By making the accented area either lighter or darker than the area around it, it allows for more of a “pop.” Gradients are also effective is giving a warmth or cooling effect to the page or area the user is looking at, in turn changing the dynamic of how they feel when on that page. As a transitioning tool, gradients can work for transitioning between sections, shifting between hues of one color, to whole other color altogether. For example, eccentric European singer and swan-enthusiast Björk uses a bold gradient as the background on her website design to set the unique tone for her brand.
Similar to properly using colors to convey emotion and garner a reaction, picking the right layout can really wow your users. Creatively and effectively using images, copy and organization is vital to a stunning web design. Anybody can hop on Wix or Squarespace and throw together a site with pretty images with some text.

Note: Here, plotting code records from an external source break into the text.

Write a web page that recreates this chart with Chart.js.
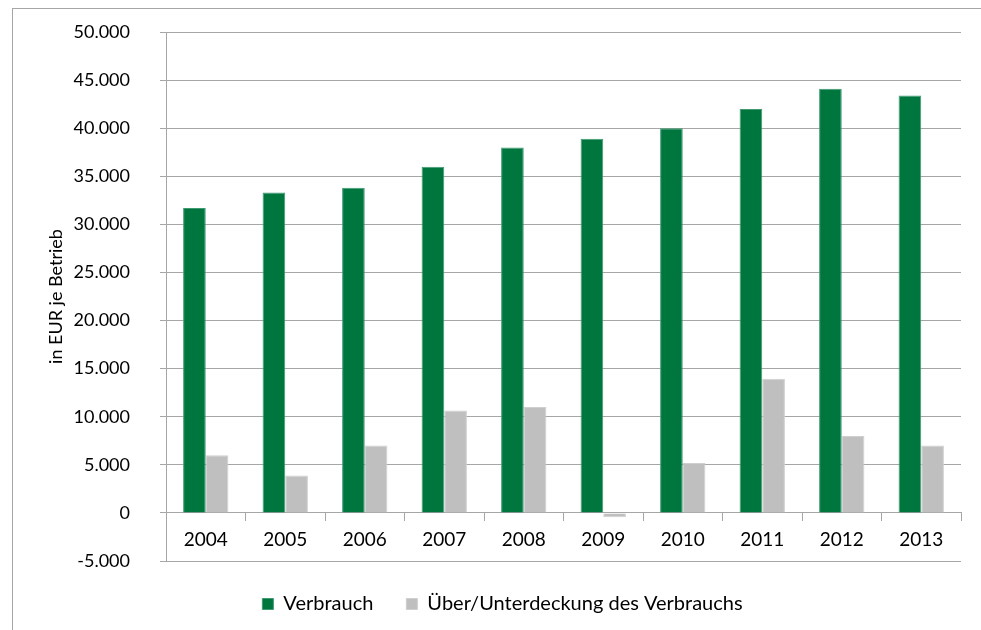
<!DOCTYPE html>
<html>
<head>
<meta charset="utf-8">
<script src="https://cdn.jsdelivr.net/npm/chart.js@4/dist/chart.umd.min.js"></script>
<style>
  body { margin: 0; background: #fff; overflow: hidden; }
  .frame {
    position: absolute; left: 12px; top: 8px;
    width: 1000px; height: 700px;
    border: 1px solid #a6a6a6;
  }
  #chart { position: absolute; left: 0; top: 0; }
</style>
</head>
<body>
<div class="frame"></div>
<canvas id="chart" width="981" height="630"></canvas>
<script>
const years = ['2004', '2005', '2006', '2007', '2008', '2009', '2010', '2011', '2012', '2013']
const verbrauch = [31700, 33300, 33800, 36000, 38000, 38900, 40000, 42000, 44100, 43400]
const deckung = [6000, 3900, 7000, 10650, 11000, -450, 5200, 13950, 8000, 7000]
const yMin = -5000
const yMax = 50000
const yStep = 5000

const gridColor = '#a6a6a6'
const fontFamily = 'Lato, "Liberation Sans", sans-serif'

// German thousands separator: 50.000
function formatTick(value) {
  const s = Math.abs(value).toString().replace(/\B(?=(\d{3})+(?!\d))/g, '.')
  return (value < 0 ? '-' : '') + s
}

Chart.defaults.font.family = fontFamily
Chart.defaults.font.size = 18
Chart.defaults.color = '#000'

const ctx = document.getElementById('chart')
new Chart(ctx, {
  type: 'bar',
  data: {
    labels: years,
    datasets: [{
      label: 'Verbrauch',
      data: verbrauch,
      backgroundColor: '#00763f',
      borderColor: '#3f9a72',
      borderWidth: 1,
      barPercentage: 1,
      categoryPercentage: 0.57
    }, {
      label: 'Über/Unterdeckung des Verbrauchs',
      data: deckung,
      backgroundColor: '#bfbfbf',
      borderColor: '#cfcfcf',
      borderWidth: 1,
      barPercentage: 1,
      categoryPercentage: 0.57
    }]
  },
  options: {
    responsive: false,
    animation: false,
    devicePixelRatio: 1,
    layout: {
      padding: { top: 32, right: 20, bottom: 6, left: 44 }
    },
    plugins: {
      tooltip: { enabled: false },
      legend: {
        position: 'bottom',
        labels: {
          boxWidth: 11,
          boxHeight: 11,
          padding: 33,
          font: { size: 20 }
        }
      }
    },
    scales: {
      x: {
        position: { y: 0 },
        grid: {
          offset: true,
          drawOnChartArea: false,
          drawTicks: true,
          tickLength: 8,
          color: gridColor
        },
        border: { color: gridColor },
        ticks: { padding: 8, font: { size: 19 } }
      },
      y: {
        min: yMin,
        max: yMax,
        afterFit: (scale) => {
          // fixed axis width, and no extra top/bottom room from tick padding
          scale.width = 122
          scale.paddingTop = 0
          scale.paddingBottom = 0
        },
        title: {
          display: true,
          text: 'in EUR je Betrieb',
          font: { size: 18 },
          padding: { top: 1, bottom: 0 }
        },
        grid: {
          color: gridColor,
          drawTicks: true,
          tickLength: 6
        },
        border: { color: gridColor },
        ticks: {
          stepSize: yStep,
          padding: 30,
          font: { size: 18 },
          callback: (value) => formatTick(value)
        }
      }
    }
  }
})
</script>
</body>
</html>
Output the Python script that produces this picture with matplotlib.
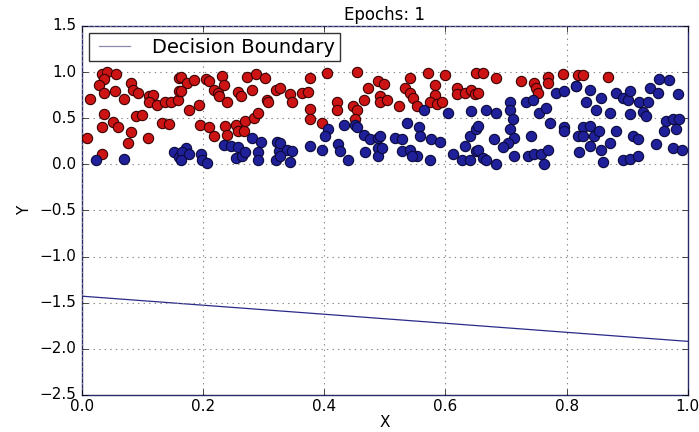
import matplotlib
matplotlib.use("Agg")
import matplotlib.pyplot as plt

# class 1 (red) points
red_x = [
    0.033, 0.042, 0.056, 0.036, 0.029, 0.037, 0.054, 0.081, 0.084, 0.092,
    0.013, 0.070, 0.111, 0.118, 0.111, 0.124, 0.137, 0.147, 0.158, 0.161,
    0.161, 0.036, 0.051, 0.060, 0.033, 0.089, 0.100, 0.133, 0.144, 0.081,
    0.009, 0.076, 0.109, 0.033,
    0.163, 0.174, 0.185, 0.163, 0.205, 0.210, 0.232, 0.235, 0.218, 0.224,
    0.227, 0.240, 0.257, 0.262, 0.281, 0.273, 0.287, 0.303, 0.320, 0.306,
    0.307, 0.177, 0.194, 0.195, 0.210, 0.237, 0.254, 0.257, 0.268, 0.240,
    0.270, 0.284, 0.290, 0.218,
    0.377, 0.404, 0.454, 0.327, 0.344, 0.347, 0.363, 0.374, 0.377, 0.377,
    0.396, 0.421, 0.421, 0.448, 0.454, 0.465, 0.473, 0.489, 0.492, 0.492,
    0.451,
    0.542, 0.572, 0.599, 0.651, 0.498, 0.534, 0.542, 0.547, 0.523, 0.553,
    0.583, 0.583, 0.575, 0.586, 0.594, 0.619, 0.619, 0.632, 0.643, 0.649,
    0.503,
    0.662, 0.684, 0.725, 0.747, 0.750, 0.752, 0.769, 0.769, 0.794, 0.818,
    0.654,
    0.827, 0.868,
]
red_y = [
    0.98, 1.00, 0.98, 0.92, 0.86, 0.77, 0.79, 0.88, 0.81, 0.77,
    0.71, 0.71, 0.74, 0.75, 0.67, 0.64, 0.67, 0.67, 0.70, 0.79,
    0.94, 0.54, 0.46, 0.40, 0.40, 0.52, 0.53, 0.45, 0.44, 0.35,
    0.29, 0.23, 0.29, 0.11,
    0.95, 0.88, 0.91, 0.79, 0.92, 0.90, 0.96, 0.86, 0.81, 0.77,
    0.74, 0.68, 0.78, 0.74, 0.81, 0.95, 0.98, 0.94, 0.81, 0.70,
    0.67, 0.59, 0.64, 0.43, 0.40, 0.41, 0.43, 0.36, 0.36, 0.32,
    0.47, 0.50, 0.56, 0.31,
    0.94, 0.99, 1.00, 0.83, 0.76, 0.67, 0.77, 0.78, 0.60, 0.49,
    0.45, 0.67, 0.59, 0.63, 0.59, 0.70, 0.83, 0.90, 0.74, 0.67,
    0.49,
    0.94, 0.99, 0.97, 0.99, 0.87, 0.83, 0.77, 0.72, 0.63, 0.63,
    0.86, 0.75, 0.67, 0.65, 0.67, 0.83, 0.76, 0.77, 0.81, 0.76,
    0.70,
    0.99, 0.94, 0.90, 0.88, 0.83, 0.77, 0.95, 0.88, 0.98, 0.97,
    0.77,
    0.97, 0.95,
]

# class 0 (blue) points
blue_x = [
    0.024, 0.070, 0.152, 0.161,
    0.172, 0.166, 0.177, 0.163, 0.196, 0.199, 0.207, 0.235, 0.246, 0.257,
    0.254, 0.265, 0.270, 0.281, 0.295, 0.290, 0.290, 0.322, 0.320, 0.325,
    0.407, 0.401, 0.432, 0.451, 0.454, 0.465, 0.476, 0.489, 0.327, 0.338,
    0.347, 0.327, 0.344, 0.377, 0.396, 0.423, 0.426, 0.440, 0.467, 0.489,
    0.489,
    0.564, 0.605, 0.643, 0.536, 0.556, 0.492, 0.517, 0.528, 0.558, 0.577,
    0.591, 0.495, 0.528, 0.542, 0.553, 0.545, 0.575, 0.613, 0.627, 0.641,
    0.641, 0.651, 0.632, 0.651,
    0.783, 0.796, 0.815, 0.706, 0.733, 0.744, 0.706, 0.667, 0.684, 0.755,
    0.766, 0.711, 0.654, 0.706, 0.772, 0.796, 0.796, 0.681, 0.714, 0.703,
    0.695, 0.741, 0.654, 0.662, 0.667, 0.684, 0.714, 0.736, 0.747, 0.758,
    0.769, 0.763, 0.818, 0.821,
    0.816, 0.838, 0.857, 0.832, 0.849, 0.882, 0.893, 0.901, 0.920, 0.934,
    0.904, 0.937, 0.950, 0.953, 0.969, 0.983, 0.926, 0.931, 0.904, 0.871,
    0.964, 0.975, 0.986, 0.961, 0.980, 0.827, 0.838, 0.827, 0.846, 0.854,
    0.882, 0.871, 0.857, 0.838, 0.909, 0.917, 0.948, 0.975, 0.991, 0.893,
    0.904, 0.917, 0.860,
]
blue_y = [
    0.05, 0.06, 0.13, 0.08,
    0.18, 0.13, 0.11, 0.05, 0.11, 0.05, 0.01, 0.21, 0.20, 0.19,
    0.07, 0.09, 0.13, 0.28, 0.24, 0.13, 0.05, 0.24, 0.05, 0.14,
    0.38, 0.31, 0.43, 0.43, 0.40, 0.32, 0.27, 0.29, 0.23, 0.16,
    0.14, 0.09, 0.03, 0.20, 0.16, 0.22, 0.14, 0.05, 0.13, 0.18,
    0.09,
    0.59, 0.56, 0.58, 0.45, 0.40, 0.31, 0.29, 0.27, 0.31, 0.27,
    0.24, 0.18, 0.14, 0.16, 0.09, 0.09, 0.05, 0.11, 0.05, 0.05,
    0.31, 0.38, 0.20, 0.14,
    0.77, 0.79, 0.85, 0.67, 0.67, 0.70, 0.59, 0.59, 0.56, 0.56,
    0.61, 0.49, 0.41, 0.38, 0.45, 0.40, 0.36, 0.27, 0.29, 0.23,
    0.19, 0.31, 0.16, 0.07, 0.05, 0.00, 0.09, 0.09, 0.11, 0.11,
    0.16, 0.00, 0.31, 0.13,
    0.85, 0.81, 0.72, 0.68, 0.59, 0.77, 0.72, 0.70, 0.68, 0.67,
    0.79, 0.83, 0.77, 0.92, 0.91, 0.76, 0.57, 0.52, 0.54, 0.56,
    0.47, 0.49, 0.49, 0.36, 0.38, 0.40, 0.41, 0.31, 0.31, 0.36,
    0.36, 0.23, 0.16, 0.20, 0.31, 0.27, 0.22, 0.18, 0.16, 0.05,
    0.06, 0.09, 0.02,
]

# decision boundary after the first epoch
boundary_x = [0.0, 1.0]
boundary_y = [-1.43, -1.92]

EPOCH = 1


def main() -> None:
    plt.style.use("classic")
    plt.rcParams["font.family"] = "DejaVu Sans"

    fig = plt.figure(figsize=(6.99, 4.32), dpi=100)
    fig.patch.set_facecolor("white")
    ax = fig.add_axes([0.117, 0.086, 0.867, 0.854])

    ax.scatter(red_x, red_y, s=55, c="#cc1414", edgecolors="#3a0000",
               linewidths=0.8, zorder=3)
    ax.scatter(blue_x, blue_y, s=55, c="#20209a", edgecolors="#0a0a3a",
               linewidths=0.8, zorder=3)
    ax.plot(boundary_x, boundary_y, color="#2a2a8a", linewidth=0.9,
            label="Decision Boundary")

    ax.set_xlim(0.0, 1.0)
    ax.set_ylim(-2.5, 1.5)
    ax.set_xticks([0.0, 0.2, 0.4, 0.6, 0.8, 1.0])
    ax.set_yticks([-2.5, -2.0, -1.5, -1.0, -0.5, 0.0, 0.5, 1.0, 1.5])
    ax.grid(True, linestyle=":", color="#888888", linewidth=0.8)
    ax.tick_params(labelsize=11)
    ax.tick_params(axis="x", pad=3)
    for sp in ax.spines.values():
        sp.set_color("#2a2a6a")

    ax.set_xlabel("X", fontsize=11, labelpad=1)
    ax.set_ylabel("Y", fontsize=11)
    ax.set_title(f"Epochs: {EPOCH}", fontsize=12, pad=4)

    leg = ax.legend(loc="upper left", fontsize=14, borderaxespad=0.35,
                    handlelength=2.2, borderpad=0.25)
    leg.get_frame().set_edgecolor("#333333")
    leg.get_lines()[0].set_color("#8a8ab0")

    fig.savefig("out.png", dpi=100, facecolor="white")


if __name__ == "__main__":
    main()
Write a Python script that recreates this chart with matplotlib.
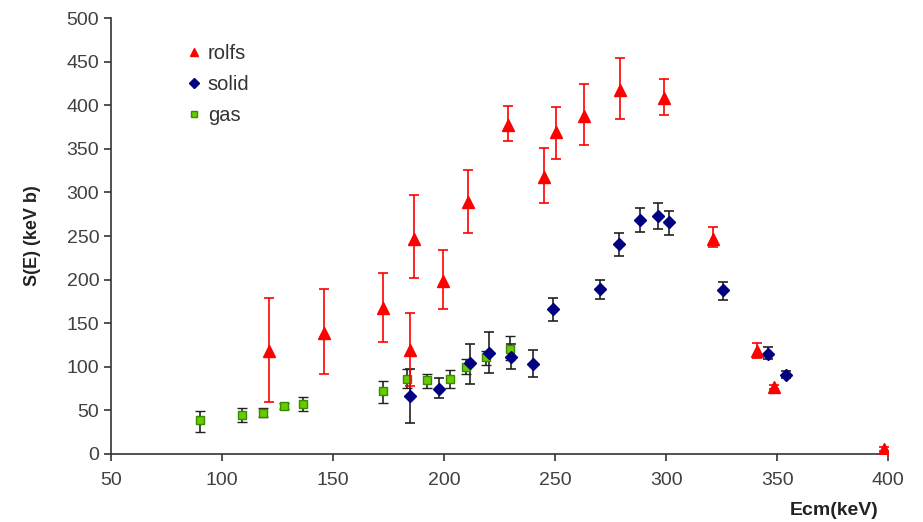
import matplotlib
matplotlib.use("Agg")
import matplotlib.pyplot as plt

plt.rcParams['font.family'] = ['Liberation Sans', 'DejaVu Sans']

# Rolfs data
rolfs_x = [121, 145.8, 172.4, 184.7, 186.6, 199.7, 210.7, 228.7, 245.2, 250.5, 262.8, 279.4, 299, 321.3, 341.1, 348.5, 397.9]
rolfs_y = [118, 139, 168, 119, 247, 198, 289, 377, 318, 369, 388, 418, 408.6, 246.6, 118, 77, 5.4]
rolfs_lo = [60, 91.7, 128.8, 78, 202, 166, 253, 358.6, 287.5, 338.7, 354, 383.8, 388.4, 237.7, 110, 74.5, 3]
rolfs_hi = [178.5, 189.6, 208, 161.3, 296.6, 234, 326, 399, 351, 397.5, 424, 453.8, 430, 260.7, 127, 79.5, 7.5]

# Solid target data
solid_x = [184.7, 197.9, 211.7, 220.1, 230.2, 240, 249.1, 270, 278.7, 288, 296.4, 301.5, 325.8, 345.8, 354]
solid_y = [67, 75, 104, 116, 111.6, 103.6, 166, 189, 240.5, 268, 272.5, 265.7, 187.7, 115, 91]
solid_lo = [36, 63.8, 80, 93, 97.8, 88.6, 152, 178, 227, 255, 257.7, 251, 176.6, 108.6, 87]
solid_hi = [97.5, 86.8, 126, 140, 126, 119.6, 178.5, 200, 253, 282.5, 287.5, 279, 197.2, 122.7, 95]

# Gas target data
gas_x = [90.1, 108.9, 118.3, 128, 136.6, 172.4, 183.2, 192.2, 202.7, 209.9, 218.9, 229.7]
gas_y = [39, 44.7, 47.4, 55, 57.3, 72.6, 86, 85, 86.4, 99.8, 111.6, 121]
gas_lo = [25.6, 37, 42.4, 52, 49.3, 58.5, 76, 76, 76, 91.7, 102, 107.8]
gas_hi = [49.3, 52.8, 52.4, 58, 65.4, 83.7, 97.5, 91.7, 96.3, 108.6, 117.8, 135]

x_ticks = [50, 100, 150, 200, 250, 300, 350, 400]
y_ticks = [0, 50, 100, 150, 200, 250, 300, 350, 400, 450, 500]


def yerr(y, lo, hi):
    return [[v - l for v, l in zip(y, lo)], [h - v for v, h in zip(y, hi)]]


fig = plt.figure(figsize=(9.23, 5.22), dpi=100)
ax = fig.add_axes([0.1203, 0.1303, 0.842, 0.835])

ax.errorbar(gas_x, gas_y, yerr=yerr(gas_y, gas_lo, gas_hi), fmt='s',
            color='#66CC00', mec='#3A8A00', mew=1.0, ms=5.5,
            ecolor='#222222', elinewidth=1.2, capsize=3.5, capthick=1.2,
            label='gas', zorder=3)
ax.errorbar(solid_x, solid_y, yerr=yerr(solid_y, solid_lo, solid_hi), fmt='D',
            color='#000080', mec='#000080', ms=6,
            ecolor='#222222', elinewidth=1.2, capsize=3.5, capthick=1.2,
            label='solid', zorder=3)
ax.errorbar(rolfs_x, rolfs_y, yerr=yerr(rolfs_y, rolfs_lo, rolfs_hi), fmt='^',
            color='#FF0000', mec='#FF0000', ms=8,
            ecolor='#FF0000', elinewidth=1.2, capsize=3.5, capthick=1.2,
            label='rolfs', zorder=4)

ax.set_xlim(50, 400)
ax.set_ylim(0, 500)
ax.set_xticks(x_ticks)
ax.set_yticks(y_ticks)

for side in ('top', 'right'):
    ax.spines[side].set_visible(False)
for side in ('left', 'bottom'):
    ax.spines[side].set_color('#333333')
    ax.spines[side].set_linewidth(1.2)
ax.tick_params(axis='both', direction='out', length=5, width=1.2,
               color='#333333', labelsize=14, labelcolor='#404040')
ax.tick_params(axis='x', pad=8)

ax.set_ylabel('S(E) (keV b)', fontsize=13, fontweight='bold', color='#222222', labelpad=18)
ax.text(0.987, -0.11, 'Ecm(keV)', transform=ax.transAxes, ha='right', va='top',
        fontsize=14, fontweight='bold', color='#222222')

handles, labels = ax.get_legend_handles_labels()
order = [2, 1, 0]
leg = ax.legend([handles[i][0] for i in order], [labels[i] for i in order],
                loc='upper left', bbox_to_anchor=(0.07, 0.982), frameon=False,
                fontsize=14.5, handletextpad=0.2, labelspacing=0.6, handlelength=1.0,
                markerscale=0.8)
for t in leg.get_texts():
    t.set_color('#333333')

fig.savefig('out.png', dpi=100)
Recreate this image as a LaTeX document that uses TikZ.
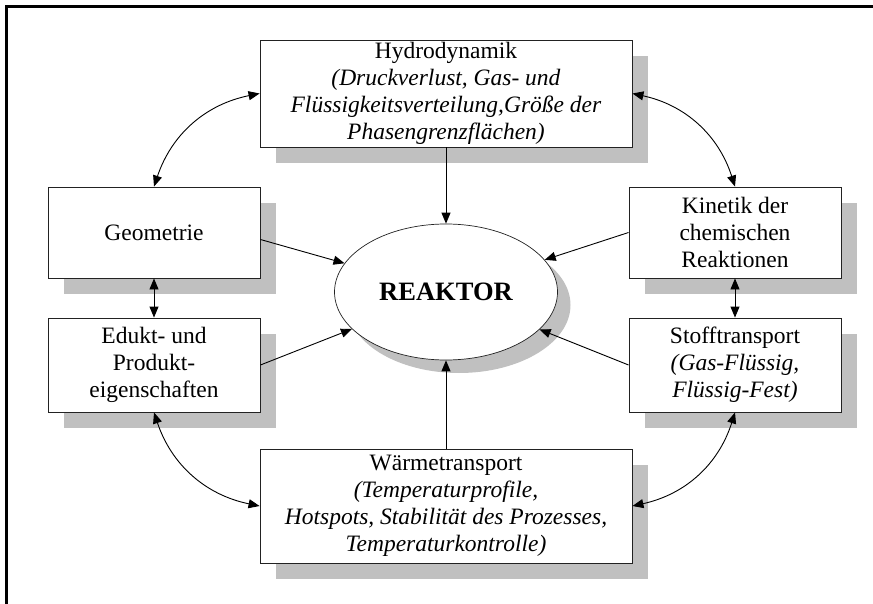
\documentclass[tikz,border=0pt]{standalone}
\usepackage{fontspec}
\setmainfont{Liberation Serif}
\usetikzlibrary{arrows.meta,shadows,shapes.geometric}
\definecolor{shadowgray}{HTML}{C0C0C0}
\definecolor{boxline}{HTML}{222222}
\begin{document}
\begin{tikzpicture}[x=1pt,y=-1pt,
  box/.style={draw=boxline, line width=0.9pt, fill=white, inner sep=0pt, align=center,
    font=\fontsize{23.5}{27}\selectfont,
    drop shadow={shadow xshift=16pt, shadow yshift=-16pt, fill=shadowgray, opacity=1}},
  oval/.style={ellipse, draw=boxline, line width=0.7pt, fill=white, inner sep=0pt,
    minimum width=223pt, minimum height=136pt, font=\fontsize{26.5}{30}\selectfont\bfseries,
    drop shadow={shadow xshift=13pt, shadow yshift=-13pt, fill=shadowgray, opacity=1}},
  tip/.tip={Triangle[length=11pt,width=9pt]},
  conn/.style={line width=0.9pt, -tip},
  dbl/.style={line width=0.9pt, tip-tip},
  frame/.style={line width=2.4pt}
]
\useasboundingbox (0,0) rectangle (873,604);
\draw[frame] (6.5,604) -- (6.5,6.5) -- (873,6.5);

\node[box, minimum width=372pt, minimum height=107pt] (hydro) at (446,93.5)
  {Hydrodynamik\\\textit{(Druckverlust, Gas- und}\\\textit{Flüssigkeitsverteilung,Größe der}\\\textit{Phasengrenzflächen)}};
\node[box, minimum width=212pt, minimum height=91pt] (geo) at (154,232.5) {Geometrie};
\node[box, minimum width=212pt, minimum height=94pt] (edukt) at (154,365) {Edukt- und\\Produkt-\\eigenschaften};
\node[box, minimum width=212pt, minimum height=91pt] (kin) at (735,232.5) {Kinetik der\\chemischen\\Reaktionen};
\node[box, minimum width=212pt, minimum height=94pt] (stoff) at (735,365)
  {Stofftransport\\\textit{(Gas-Flüssig,}\\\textit{Flüssig-Fest)}};
\node[box, minimum width=372pt, minimum height=114pt] (waerme) at (446,506)
  {Wärmetransport\\\textit{(Temperaturprofile,}\\\textit{Hotspots, Stabilität des Prozesses,}\\\textit{Temperaturkontrolle)}};
\node[oval] (reaktor) at (446,292) {\raisebox{-4pt}{REAKTOR}};

\draw[conn] (hydro.south) -- (reaktor.north);
\draw[conn] (waerme.north) -- (reaktor.south);
\draw[conn] ([yshift=-7pt]geo.east) -- (reaktor);
\draw[conn] (edukt.east) -- (reaktor);
\draw[conn] (kin.west) -- (reaktor);
\draw[conn] (stoff.west) -- (reaktor);

\draw[dbl] (geo.south) -- (edukt.north);
\draw[dbl] (kin.south) -- (stoff.north);

\draw[dbl] (geo.north) to[bend left=30] (hydro.west);
\draw[dbl] (hydro.east) to[bend left=30] (kin.north);
\draw[dbl] (edukt.south) to[bend right=30] (waerme.west);
\draw[dbl] (waerme.east) to[bend right=30] (stoff.south);
\end{tikzpicture}
\end{document}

Sure, it’s a quick way to get your brand growing and get content out to the public, but you won’t be able to have it designed as precisely as you would want to it be if you took the time — and it will take some time — to do it yourself and add in all the nuances you see your site needing.
Now, it’s easy to sit here and say: “You need to have transitions and colors that no one has ever seen before!” but that really isn’t the ultimate goal when creating a good website. Not everything has to be something completely new to the world, you just want to avoid being bland and boring. Staying away from commonly used fonts, colors and grids is a good place to start.
You want your web design to match what you are trying to do. So if you think you should use a certain shade of a color that some others might not, or have a very bold or subdued font for everything, go for it! If it matches the vision you have for what you want your brand to be, then it’s effective.
Web design trends are always evolving, but by taking advantage of these web design trends now, you’ll be setting yourself up for success in the future. Even if the landscape changes, you’ll already be ahead of the game.